Question

A set ‘S’ contains 7 elements. A non – empty subset A of S and an element x of S are chosen at random. Then the probability that $x \in A$ is:
\[\left( A \right)\] 1/2
\[\left( B \right)\] 31/128
\[\left( C \right)\] 63/128
\[\left( D \right)\] 64/127

Answer 1

Hint –In this particular question use the concept that the total number of ways when an element is selected at random is the multiplication of the number of ways x can be chosen and the number of ways subset A can be chosen from the given set S respectively and to evaluate the favorable number of outcomes first find out the number of ways that x cannot be the element of A using above written technique so use this concept to reach the solution of the question.

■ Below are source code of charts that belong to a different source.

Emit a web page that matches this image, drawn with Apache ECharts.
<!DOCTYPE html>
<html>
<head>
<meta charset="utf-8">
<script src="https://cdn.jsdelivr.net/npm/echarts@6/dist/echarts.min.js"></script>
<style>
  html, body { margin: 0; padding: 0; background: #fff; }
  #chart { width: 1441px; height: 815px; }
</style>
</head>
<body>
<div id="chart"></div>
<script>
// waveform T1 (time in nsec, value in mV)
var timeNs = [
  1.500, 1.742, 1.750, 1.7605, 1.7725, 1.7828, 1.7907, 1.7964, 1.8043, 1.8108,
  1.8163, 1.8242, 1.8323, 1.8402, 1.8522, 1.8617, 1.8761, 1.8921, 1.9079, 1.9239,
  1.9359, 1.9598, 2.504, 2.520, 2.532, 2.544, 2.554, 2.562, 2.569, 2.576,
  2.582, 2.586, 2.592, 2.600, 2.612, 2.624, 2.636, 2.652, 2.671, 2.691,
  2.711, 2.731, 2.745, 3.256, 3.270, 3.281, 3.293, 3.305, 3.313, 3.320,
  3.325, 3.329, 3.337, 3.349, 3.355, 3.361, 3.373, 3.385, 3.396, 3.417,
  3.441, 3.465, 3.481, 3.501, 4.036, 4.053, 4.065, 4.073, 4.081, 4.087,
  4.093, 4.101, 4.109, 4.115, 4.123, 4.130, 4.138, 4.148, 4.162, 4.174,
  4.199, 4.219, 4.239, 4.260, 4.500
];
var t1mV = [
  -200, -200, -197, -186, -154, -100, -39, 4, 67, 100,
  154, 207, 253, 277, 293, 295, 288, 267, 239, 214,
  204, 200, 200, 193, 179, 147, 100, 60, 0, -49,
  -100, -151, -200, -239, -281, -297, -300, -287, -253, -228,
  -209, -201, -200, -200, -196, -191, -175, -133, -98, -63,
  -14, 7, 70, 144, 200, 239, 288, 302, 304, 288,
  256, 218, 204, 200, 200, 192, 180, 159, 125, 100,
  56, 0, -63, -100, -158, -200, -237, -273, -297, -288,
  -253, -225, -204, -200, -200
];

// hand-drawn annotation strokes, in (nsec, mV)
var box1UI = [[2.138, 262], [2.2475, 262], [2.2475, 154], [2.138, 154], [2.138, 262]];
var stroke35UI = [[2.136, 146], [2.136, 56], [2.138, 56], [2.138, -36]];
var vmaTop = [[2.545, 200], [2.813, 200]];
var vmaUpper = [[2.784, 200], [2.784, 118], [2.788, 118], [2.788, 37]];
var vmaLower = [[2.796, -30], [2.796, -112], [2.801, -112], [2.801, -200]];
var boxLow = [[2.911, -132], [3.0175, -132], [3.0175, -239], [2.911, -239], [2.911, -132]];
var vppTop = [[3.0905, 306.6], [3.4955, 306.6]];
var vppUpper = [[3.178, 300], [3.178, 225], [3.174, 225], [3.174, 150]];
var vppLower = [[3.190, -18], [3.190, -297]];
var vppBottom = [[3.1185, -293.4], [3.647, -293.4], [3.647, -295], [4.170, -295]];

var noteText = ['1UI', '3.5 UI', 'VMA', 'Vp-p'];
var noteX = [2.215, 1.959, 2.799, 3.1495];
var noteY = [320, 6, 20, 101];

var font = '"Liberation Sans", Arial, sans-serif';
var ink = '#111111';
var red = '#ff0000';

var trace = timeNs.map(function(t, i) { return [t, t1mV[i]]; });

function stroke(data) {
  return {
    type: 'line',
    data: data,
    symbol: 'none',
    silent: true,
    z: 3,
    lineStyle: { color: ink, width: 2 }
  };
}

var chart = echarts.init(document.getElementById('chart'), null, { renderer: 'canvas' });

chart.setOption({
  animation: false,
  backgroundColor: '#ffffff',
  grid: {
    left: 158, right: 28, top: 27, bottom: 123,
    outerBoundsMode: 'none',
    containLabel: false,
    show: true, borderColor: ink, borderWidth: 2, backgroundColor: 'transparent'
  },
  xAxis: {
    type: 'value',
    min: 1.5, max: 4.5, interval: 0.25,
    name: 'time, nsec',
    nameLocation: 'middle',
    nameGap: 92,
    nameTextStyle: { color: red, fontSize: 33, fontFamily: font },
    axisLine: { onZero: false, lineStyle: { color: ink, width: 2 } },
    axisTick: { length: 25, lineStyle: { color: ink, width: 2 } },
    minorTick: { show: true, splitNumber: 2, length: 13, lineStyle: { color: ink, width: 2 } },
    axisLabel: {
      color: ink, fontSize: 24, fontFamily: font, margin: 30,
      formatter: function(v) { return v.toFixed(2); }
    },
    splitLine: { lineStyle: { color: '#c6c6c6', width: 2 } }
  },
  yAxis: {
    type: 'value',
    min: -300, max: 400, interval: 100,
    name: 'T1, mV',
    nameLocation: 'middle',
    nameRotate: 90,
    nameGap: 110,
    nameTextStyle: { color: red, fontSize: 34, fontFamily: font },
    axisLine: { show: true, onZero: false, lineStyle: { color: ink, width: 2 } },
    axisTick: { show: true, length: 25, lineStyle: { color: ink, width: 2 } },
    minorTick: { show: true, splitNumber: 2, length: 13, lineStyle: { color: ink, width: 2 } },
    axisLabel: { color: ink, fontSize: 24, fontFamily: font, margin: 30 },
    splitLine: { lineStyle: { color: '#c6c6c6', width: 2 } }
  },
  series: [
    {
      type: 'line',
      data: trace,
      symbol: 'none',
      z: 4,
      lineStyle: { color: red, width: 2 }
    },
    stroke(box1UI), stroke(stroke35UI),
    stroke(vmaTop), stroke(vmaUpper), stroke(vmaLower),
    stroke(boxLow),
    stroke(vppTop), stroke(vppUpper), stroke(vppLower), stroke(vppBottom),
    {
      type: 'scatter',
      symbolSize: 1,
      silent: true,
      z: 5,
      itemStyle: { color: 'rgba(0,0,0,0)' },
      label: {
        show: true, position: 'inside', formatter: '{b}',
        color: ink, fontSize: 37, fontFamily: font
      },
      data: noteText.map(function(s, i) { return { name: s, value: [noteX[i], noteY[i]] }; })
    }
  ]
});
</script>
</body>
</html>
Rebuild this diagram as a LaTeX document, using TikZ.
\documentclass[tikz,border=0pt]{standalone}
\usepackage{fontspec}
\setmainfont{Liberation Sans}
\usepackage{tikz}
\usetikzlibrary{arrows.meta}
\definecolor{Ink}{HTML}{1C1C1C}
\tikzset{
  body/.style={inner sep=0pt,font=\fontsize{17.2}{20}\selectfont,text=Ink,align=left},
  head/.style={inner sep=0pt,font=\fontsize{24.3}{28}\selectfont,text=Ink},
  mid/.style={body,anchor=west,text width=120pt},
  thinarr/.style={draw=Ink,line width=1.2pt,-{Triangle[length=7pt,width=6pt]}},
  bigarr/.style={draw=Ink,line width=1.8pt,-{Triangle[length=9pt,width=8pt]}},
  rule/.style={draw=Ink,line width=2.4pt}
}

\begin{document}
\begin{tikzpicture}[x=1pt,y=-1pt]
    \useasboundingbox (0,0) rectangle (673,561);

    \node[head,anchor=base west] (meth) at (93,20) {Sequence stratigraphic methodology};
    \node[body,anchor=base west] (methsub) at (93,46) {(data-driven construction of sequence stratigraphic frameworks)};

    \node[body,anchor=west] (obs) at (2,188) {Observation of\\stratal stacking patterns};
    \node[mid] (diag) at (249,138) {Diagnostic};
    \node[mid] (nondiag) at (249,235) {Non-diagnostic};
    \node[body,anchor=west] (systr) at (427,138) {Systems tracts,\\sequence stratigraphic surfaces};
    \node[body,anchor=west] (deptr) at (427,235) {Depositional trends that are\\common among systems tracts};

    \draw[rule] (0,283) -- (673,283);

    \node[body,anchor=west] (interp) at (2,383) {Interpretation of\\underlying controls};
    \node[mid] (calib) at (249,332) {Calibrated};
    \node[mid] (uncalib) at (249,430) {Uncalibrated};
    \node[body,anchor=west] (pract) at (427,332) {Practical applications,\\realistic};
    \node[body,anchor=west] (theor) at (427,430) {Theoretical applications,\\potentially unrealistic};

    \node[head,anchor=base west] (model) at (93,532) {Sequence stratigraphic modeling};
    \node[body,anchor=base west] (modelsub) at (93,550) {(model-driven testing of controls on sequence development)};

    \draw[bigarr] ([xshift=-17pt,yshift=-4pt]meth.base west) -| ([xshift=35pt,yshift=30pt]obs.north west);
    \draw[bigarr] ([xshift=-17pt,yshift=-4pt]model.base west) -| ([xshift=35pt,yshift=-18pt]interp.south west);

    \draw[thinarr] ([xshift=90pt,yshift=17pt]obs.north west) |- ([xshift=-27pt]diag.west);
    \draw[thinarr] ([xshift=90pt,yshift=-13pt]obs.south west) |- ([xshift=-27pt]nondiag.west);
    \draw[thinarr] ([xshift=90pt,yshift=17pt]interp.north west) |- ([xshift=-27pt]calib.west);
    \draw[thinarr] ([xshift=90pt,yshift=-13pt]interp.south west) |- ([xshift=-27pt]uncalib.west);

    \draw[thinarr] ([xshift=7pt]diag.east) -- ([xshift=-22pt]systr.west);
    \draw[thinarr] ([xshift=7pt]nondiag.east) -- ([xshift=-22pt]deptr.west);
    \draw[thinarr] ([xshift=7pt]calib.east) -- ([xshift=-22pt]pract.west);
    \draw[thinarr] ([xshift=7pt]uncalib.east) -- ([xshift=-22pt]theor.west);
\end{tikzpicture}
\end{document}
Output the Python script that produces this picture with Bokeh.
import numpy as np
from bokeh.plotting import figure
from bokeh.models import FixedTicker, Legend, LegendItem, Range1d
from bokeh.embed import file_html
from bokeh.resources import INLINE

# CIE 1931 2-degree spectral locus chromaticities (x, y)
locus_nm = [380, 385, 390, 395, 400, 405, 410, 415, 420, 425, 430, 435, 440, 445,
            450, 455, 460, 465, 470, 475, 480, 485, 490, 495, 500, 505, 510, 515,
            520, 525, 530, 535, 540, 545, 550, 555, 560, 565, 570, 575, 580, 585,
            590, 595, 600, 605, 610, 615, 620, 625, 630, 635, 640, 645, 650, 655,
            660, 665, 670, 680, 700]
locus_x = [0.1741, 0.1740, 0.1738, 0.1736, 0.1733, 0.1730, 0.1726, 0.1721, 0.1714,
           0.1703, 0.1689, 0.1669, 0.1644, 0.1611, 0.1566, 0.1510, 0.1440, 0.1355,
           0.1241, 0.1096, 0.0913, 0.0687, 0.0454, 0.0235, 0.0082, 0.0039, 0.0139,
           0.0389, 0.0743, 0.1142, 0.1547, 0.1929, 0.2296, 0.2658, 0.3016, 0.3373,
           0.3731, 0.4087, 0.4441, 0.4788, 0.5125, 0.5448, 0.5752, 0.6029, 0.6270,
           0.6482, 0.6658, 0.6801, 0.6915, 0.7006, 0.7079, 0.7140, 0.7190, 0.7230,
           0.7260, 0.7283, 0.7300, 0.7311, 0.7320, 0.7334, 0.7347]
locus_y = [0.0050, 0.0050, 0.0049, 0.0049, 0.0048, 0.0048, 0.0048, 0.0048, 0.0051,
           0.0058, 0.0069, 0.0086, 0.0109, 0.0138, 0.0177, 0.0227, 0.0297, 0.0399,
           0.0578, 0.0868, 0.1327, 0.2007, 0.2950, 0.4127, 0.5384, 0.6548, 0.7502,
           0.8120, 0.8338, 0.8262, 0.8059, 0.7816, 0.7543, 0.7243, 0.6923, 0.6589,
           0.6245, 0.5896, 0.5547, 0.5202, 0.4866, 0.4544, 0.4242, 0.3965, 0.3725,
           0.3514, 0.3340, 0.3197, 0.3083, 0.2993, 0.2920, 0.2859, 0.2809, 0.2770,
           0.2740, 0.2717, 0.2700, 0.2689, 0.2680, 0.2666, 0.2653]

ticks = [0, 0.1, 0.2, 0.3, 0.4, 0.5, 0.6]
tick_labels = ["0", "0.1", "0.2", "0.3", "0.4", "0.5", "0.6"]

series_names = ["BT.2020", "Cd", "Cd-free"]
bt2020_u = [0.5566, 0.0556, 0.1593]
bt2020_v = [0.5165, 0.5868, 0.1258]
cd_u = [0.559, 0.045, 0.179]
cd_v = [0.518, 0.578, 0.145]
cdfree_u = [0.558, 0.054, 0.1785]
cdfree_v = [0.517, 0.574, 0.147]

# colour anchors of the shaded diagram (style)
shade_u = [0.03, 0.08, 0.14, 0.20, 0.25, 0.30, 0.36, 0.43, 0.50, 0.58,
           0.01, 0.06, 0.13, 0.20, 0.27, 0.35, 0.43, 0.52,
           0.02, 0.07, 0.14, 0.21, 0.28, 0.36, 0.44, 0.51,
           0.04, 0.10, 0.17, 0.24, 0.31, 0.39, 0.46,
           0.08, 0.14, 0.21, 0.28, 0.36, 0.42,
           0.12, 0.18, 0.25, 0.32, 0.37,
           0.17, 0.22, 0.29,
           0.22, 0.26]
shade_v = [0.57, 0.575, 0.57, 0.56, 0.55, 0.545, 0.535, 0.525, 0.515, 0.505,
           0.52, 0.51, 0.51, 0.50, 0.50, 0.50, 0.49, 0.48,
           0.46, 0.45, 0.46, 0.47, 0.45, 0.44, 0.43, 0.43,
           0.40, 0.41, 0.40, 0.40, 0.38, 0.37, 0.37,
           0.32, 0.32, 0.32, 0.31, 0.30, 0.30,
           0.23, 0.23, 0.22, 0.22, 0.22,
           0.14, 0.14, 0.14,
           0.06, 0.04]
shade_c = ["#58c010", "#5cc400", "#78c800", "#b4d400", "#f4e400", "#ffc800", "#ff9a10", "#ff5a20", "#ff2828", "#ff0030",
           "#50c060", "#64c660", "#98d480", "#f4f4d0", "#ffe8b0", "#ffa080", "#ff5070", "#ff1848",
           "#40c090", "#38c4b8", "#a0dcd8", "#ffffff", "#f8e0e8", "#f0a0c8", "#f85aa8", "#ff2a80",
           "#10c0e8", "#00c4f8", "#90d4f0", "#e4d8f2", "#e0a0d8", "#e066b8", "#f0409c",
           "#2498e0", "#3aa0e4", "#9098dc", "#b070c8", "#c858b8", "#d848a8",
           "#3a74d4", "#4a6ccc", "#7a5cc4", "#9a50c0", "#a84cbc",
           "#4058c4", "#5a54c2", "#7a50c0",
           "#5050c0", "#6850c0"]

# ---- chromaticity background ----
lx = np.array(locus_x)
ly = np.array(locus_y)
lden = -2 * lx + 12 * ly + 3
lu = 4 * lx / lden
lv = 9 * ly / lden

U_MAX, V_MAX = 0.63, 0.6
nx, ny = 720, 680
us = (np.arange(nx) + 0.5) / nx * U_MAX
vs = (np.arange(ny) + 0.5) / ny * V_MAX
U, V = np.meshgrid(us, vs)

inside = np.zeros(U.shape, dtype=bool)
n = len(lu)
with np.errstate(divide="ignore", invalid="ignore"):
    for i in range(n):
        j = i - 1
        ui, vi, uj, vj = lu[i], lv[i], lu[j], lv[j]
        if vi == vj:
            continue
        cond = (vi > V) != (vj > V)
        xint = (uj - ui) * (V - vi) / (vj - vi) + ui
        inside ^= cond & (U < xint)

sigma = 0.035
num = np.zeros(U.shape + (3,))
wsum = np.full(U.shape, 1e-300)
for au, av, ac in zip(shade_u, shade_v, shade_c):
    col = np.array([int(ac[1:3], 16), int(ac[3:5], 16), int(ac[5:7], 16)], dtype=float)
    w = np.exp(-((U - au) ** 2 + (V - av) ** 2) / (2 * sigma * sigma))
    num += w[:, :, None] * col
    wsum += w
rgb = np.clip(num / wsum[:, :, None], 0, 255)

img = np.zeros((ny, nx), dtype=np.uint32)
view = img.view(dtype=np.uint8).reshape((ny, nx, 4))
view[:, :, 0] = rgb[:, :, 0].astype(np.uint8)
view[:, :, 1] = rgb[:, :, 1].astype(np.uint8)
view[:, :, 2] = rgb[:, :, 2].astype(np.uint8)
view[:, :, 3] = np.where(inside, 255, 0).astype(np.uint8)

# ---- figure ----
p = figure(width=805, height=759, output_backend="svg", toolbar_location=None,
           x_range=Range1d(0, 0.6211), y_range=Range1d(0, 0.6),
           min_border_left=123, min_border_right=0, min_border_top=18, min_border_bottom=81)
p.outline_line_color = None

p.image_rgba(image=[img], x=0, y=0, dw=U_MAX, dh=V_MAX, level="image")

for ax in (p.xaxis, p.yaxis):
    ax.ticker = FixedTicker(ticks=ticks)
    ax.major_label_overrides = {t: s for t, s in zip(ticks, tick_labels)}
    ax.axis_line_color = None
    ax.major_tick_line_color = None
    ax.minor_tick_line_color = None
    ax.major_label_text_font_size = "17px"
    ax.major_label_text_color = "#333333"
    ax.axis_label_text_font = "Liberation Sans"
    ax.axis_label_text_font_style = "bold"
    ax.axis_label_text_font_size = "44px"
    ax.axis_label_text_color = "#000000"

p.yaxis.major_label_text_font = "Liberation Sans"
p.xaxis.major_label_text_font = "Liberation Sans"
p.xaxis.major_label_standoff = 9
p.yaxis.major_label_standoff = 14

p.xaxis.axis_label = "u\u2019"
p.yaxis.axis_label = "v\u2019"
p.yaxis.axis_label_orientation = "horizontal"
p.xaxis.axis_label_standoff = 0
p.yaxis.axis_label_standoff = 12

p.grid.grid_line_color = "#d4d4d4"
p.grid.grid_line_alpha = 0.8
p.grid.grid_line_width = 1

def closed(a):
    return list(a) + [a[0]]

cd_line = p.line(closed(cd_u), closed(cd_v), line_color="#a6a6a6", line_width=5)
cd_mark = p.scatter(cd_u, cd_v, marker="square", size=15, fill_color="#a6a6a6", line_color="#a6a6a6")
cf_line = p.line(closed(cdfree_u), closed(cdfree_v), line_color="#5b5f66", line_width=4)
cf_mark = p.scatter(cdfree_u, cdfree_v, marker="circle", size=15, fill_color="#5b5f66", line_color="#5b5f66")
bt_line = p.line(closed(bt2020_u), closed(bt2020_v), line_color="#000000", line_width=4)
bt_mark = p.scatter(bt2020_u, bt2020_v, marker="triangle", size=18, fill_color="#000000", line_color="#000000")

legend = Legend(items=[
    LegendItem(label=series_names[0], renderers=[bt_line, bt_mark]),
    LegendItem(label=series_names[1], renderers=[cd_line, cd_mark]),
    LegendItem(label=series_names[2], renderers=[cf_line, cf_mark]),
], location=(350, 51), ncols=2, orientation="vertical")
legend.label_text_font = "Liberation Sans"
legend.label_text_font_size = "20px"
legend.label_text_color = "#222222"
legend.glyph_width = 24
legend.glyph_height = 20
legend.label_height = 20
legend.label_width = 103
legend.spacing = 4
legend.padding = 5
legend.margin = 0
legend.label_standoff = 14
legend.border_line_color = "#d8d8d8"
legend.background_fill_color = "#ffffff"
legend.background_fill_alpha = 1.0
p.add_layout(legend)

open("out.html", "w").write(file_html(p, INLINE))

Complete step-by-step answer:
Consider a set S having 7 elements
S = {a, b, c, d, e, f, h}
Now A is a non-empty subset of S.
I.e. $A \subseteq S$ and A $ \ne \phi $, where $\phi $ is a empty set
And x is an element of S, i.e. x belongs to S.
I.e. $x \in S$
Now we have to find the probability that $x \in A$
I.e. P ($x \in A$), where P is the symbol for probability.
Now the number of ways to select the set A from the given set S are (${2^7} - 1$)
And the number of ways to select x from S is 7 ways as there are 7 elements in set S.
So the total number of such combinations such that a non – empty subset A of S and an element x of S are chosen at random = 7(${2^7} - 1$).
So the total number of outcomes = 7(${2^7} - 1$)................... (1)
Now first find out the cases when x is not an element of A.
Now x can be chosen in 7 ways.
And in this case, a non-empty subset A such that ‘x’ is not an element of A can be chosen in (${2^6} - 1$) ways.
So the total number of ways such that $x \notin A$ are = 7(${2^6} - 1$).
So the favorable number of outcomes = 7(${2^6} - 1$).................... (2)
Now as we know that the probability (P) is the ratio of the favorable number of outcomes to the total number of outcomes so we have,
$ \Rightarrow P = \dfrac{{{\text{favorable number of outcomes}}}}{{{\text{total number of outcomes}}}}$
So the probability (${P_1}$) that $x \notin A$ is = $\dfrac{{7\left( {{2^6} - 1} \right)}}{{7\left( {{2^7} - 1} \right)}}$
Now as we know that the total probability is always 1 so the probability that P ($x \in A$) is
Therefore, P ($x \in A$) = 1 – $\dfrac{{7\left( {{2^6} - 1} \right)}}{{7\left( {{2^7} - 1} \right)}}$
Now simplify this we have,
Therefore, P ($x \in A$) = $1 - \dfrac{{\left( {64 - 1} \right)}}{{\left( {128 - 1} \right)}}$
$ \Rightarrow P\left( {x \in A} \right) = 1 - \dfrac{{63}}{{127}} = \dfrac{{127 - 63}}{{127}} = \dfrac{{64}}{{127}}$
So this is the required probability.
Hence option (D) is the correct answer.

Note – Whenever we face such types of questions the key concept we have to remember is that the probability (P) is the ratio of the favorable number of outcomes to the total number of outcomes, $P = \dfrac{{{\text{favorable number of outcomes}}}}{{{\text{total number of outcomes}}}}$, and the value of the total probability is always 1, so first find out the probability that x does not belong to A then subtract this value from 1, we will get the required probability.